Dans un deuxième temps, je tenterai de resituer l’analyse que fait H. Paul de la phrase (« Satz ») en sujet et prédicat psychologiques dans la lignée des recherches de la psychologie empirique et du courant de philosophie sémiotique de tradition empiriste, dont l’ouvrage de Lia Formigari La sémiotique empiriste face au kantisme (1994) atteste l’existence en Allemagne à la fin du 18 e et début du 19 e.
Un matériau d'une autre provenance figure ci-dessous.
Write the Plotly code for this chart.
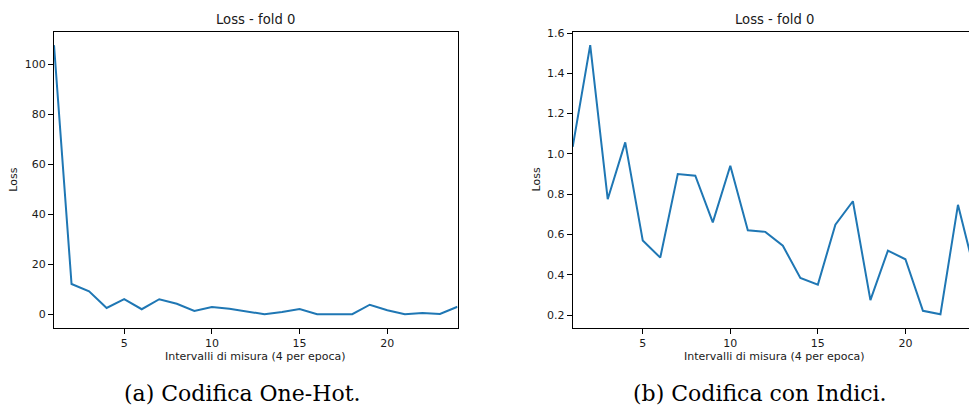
import plotly.graph_objects as go

# Loss per measurement interval (4 per epoch), fold 0
steps = list(range(1, 25))
loss_onehot = [107.6, 12.1, 9.2, 2.5, 6.0, 2.0, 6.0, 4.2, 1.3, 2.9, 2.2, 1.0,
               0.0, 0.9, 2.1, 0.0, 0.0, 0.0, 3.8, 1.6, 0.0, 0.5, 0.1, 3.0]
loss_indici = [1.035, 1.54, 0.775, 1.057, 0.570, 0.485, 0.900, 0.892, 0.660, 0.941,
               0.621, 0.613, 0.544, 0.384, 0.351, 0.649, 0.765, 0.274, 0.520, 0.477,
               0.221, 0.204, 0.747, 0.40]

left_yticks = [0, 20, 40, 60, 80, 100]
right_yticks = [0.2, 0.4, 0.6, 0.8, 1.0, 1.2, 1.4, 1.6]
xticks = [5, 10, 15, 20]

title_text = "Loss - fold 0"
xlabel_text = "Intervalli di misura (4 per epoca)"
ylabel_text = "Loss"
captions = ["(a) Codifica One-Hot.", "(b) Codifica con Indici."]

W, H = 969, 408
LINE = "#1f77b4"
INK = "#1a1a1a"
SANS = "DejaVu Sans"
SERIF = "DejaVu Serif"


def padded(vals, frac=0.05):
    lo, hi = min(vals), max(vals)
    pad = (hi - lo) * frac
    return [lo - pad, hi + pad]


fig = go.Figure()
fig.add_trace(go.Scatter(x=steps, y=loss_onehot, mode="lines",
                         line=dict(color=LINE, width=2), xaxis="x", yaxis="y",
                         showlegend=False))
fig.add_trace(go.Scatter(x=steps, y=loss_indici, mode="lines",
                         line=dict(color=LINE, width=2), xaxis="x2", yaxis="y2",
                         showlegend=False))

y_dom = [1 - 326.7 / H, 1 - 27 / H]
axis_common = dict(showgrid=False, zeroline=False, showline=True, linecolor="black",
                   linewidth=1, ticks="outside", ticklen=5, tickwidth=1,
                   tickcolor="black", tickfont=dict(family=SANS, size=11, color=INK))

fig.update_layout(
    width=W, height=H, margin=dict(l=0, r=0, t=0, b=0),
    paper_bgcolor="white", plot_bgcolor="white",
    xaxis=dict(domain=[54 / W, 457.5 / W], range=[1, 24], tickvals=xticks,
               mirror=True, anchor="y", **axis_common),
    yaxis=dict(domain=y_dom, range=padded(loss_onehot), tickvals=left_yticks,
               mirror=True, anchor="x", **axis_common),
    xaxis2=dict(domain=[572.7 / W, 1.0], range=[1, 23.63], tickvals=xticks,
                mirror=True, anchor="y2", **axis_common),
    yaxis2=dict(domain=y_dom, range=padded(loss_indici), tickvals=right_yticks,
                tickformat=".1f", mirror=False, anchor="x2", **axis_common),
)

ann = []
label_font = dict(family=SANS, size=11, color=INK)
title_font = dict(family=SANS, size=13.2, color=INK)
# Titles and x labels centred on each full axis span (1..24)
for xr in ("x", "x2"):
    ann.append(dict(text=title_text, xref=xr, x=12.5, yref="paper", y=1 - 15 / H,
                    xanchor="center", yanchor="middle", showarrow=False, font=title_font))
    ann.append(dict(text=xlabel_text, xref=xr, x=12.5, yref="paper", y=1 - 355.5 / H,
                    xanchor="center", yanchor="middle", showarrow=False, font=label_font))
for px in (14, 536.7):
    ann.append(dict(text=ylabel_text, xref="paper", x=px / W, yref="paper",
                    y=(y_dom[0] + y_dom[1]) / 2, textangle=-90, xanchor="center",
                    yanchor="middle", showarrow=False, font=label_font))
for cap, px in zip(captions, (242, 760)):
    ann.append(dict(text=cap, xref="paper", x=px / W, yref="paper", y=1 - 393 / H,
                    xanchor="center", yanchor="middle", showarrow=False,
                    font=dict(family=SERIF, size=22, color="black")))
fig.update_layout(annotations=ann)

fig.write_html("out.html")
Lia Formigari met en effet en évidence une continuité de recherches qui, à partir de la sémiotique de Lambert, se poursuit dans les réflexions de la psychologie empirique et à travers la critique du transcendantalisme kantien ( la Métacritique de Herder) pour aboutir à la naissance, à la fin du 18 e, d’une théorie du langage répondant à une psychologische Sprachauffassung. Lia Formigari écrit (128): «Mais contrairement à ce qu’avait espéré Schlegel, dès que l’intérêt philosophique et l’intérêt empirique se ressoudent, à l’époque de Heymann Steinthal et de H. Paul, on confie de nouveau à l’observation psychologique un rôle fondamental dans l’élaboration de la théorie linguistique : l’étude des pratiques linguistiques reconquiert alors sa place dans le ‘’laboratoire de l’âme’’».
— Ekaterina VELMEZOVA (Univ.de Lausanne) : La syntaxe diffuse et le mot-phrase chez L. Tesnière et N. Marr
Le concept de mot-phrase se répète souvent dans les travaux des marristes dans les années 1920-1930, ainsi que plus tard. N. Marr lui-même n’accordait pas beaucoup d’attention à l’étude des problèmes syntaxiques (bien que, selon ses collègues et ses élèves, vers la fin de sa vie il pensait sérieusement à réviser toute sa doctrine linguistique en mettant au centre des recherches la syntaxe plutôt que la sémantique). Quoi qu’il en soit, c’est sa notion de la syntaxe diffuse , forgée sous l’influence des théories de H. Spencer, qui lui a permis de définir le mot-phrase comme l’élément primaire du langage humain (cf. avec les théories marristes de la sémantique diffuse et de la phonétique diffuse ). Dans les années 1920-1930, la notion marriste de syntaxe diffuse a influencé plusieurs études consacrées aux parties du discours ( časti reči ) et entreprises par de linguistes soviétiques. Pourtant dans la plupart des cas, les chercheurs qui utilisaient la doctrine marriste en tant que point de départ de leurs théories, arrivaient à d’autres conclusions que Marr lui-même. Nous entreprendrons également la comparaison du mot-phrase dans les travaux de Marr avec ce concept chez L. Tesnière. La lecture et l’analyse des documents qui n’ont pas été publiés jusqu’à nos jours et qui restent toujours dans les archives nous permettront de répondre à la question à savoir si Tesnière (qui a effectué plusieurs séjours en URSS dans les années 1920-1930) a emprunté la notion de mot-phrase chez les marristes.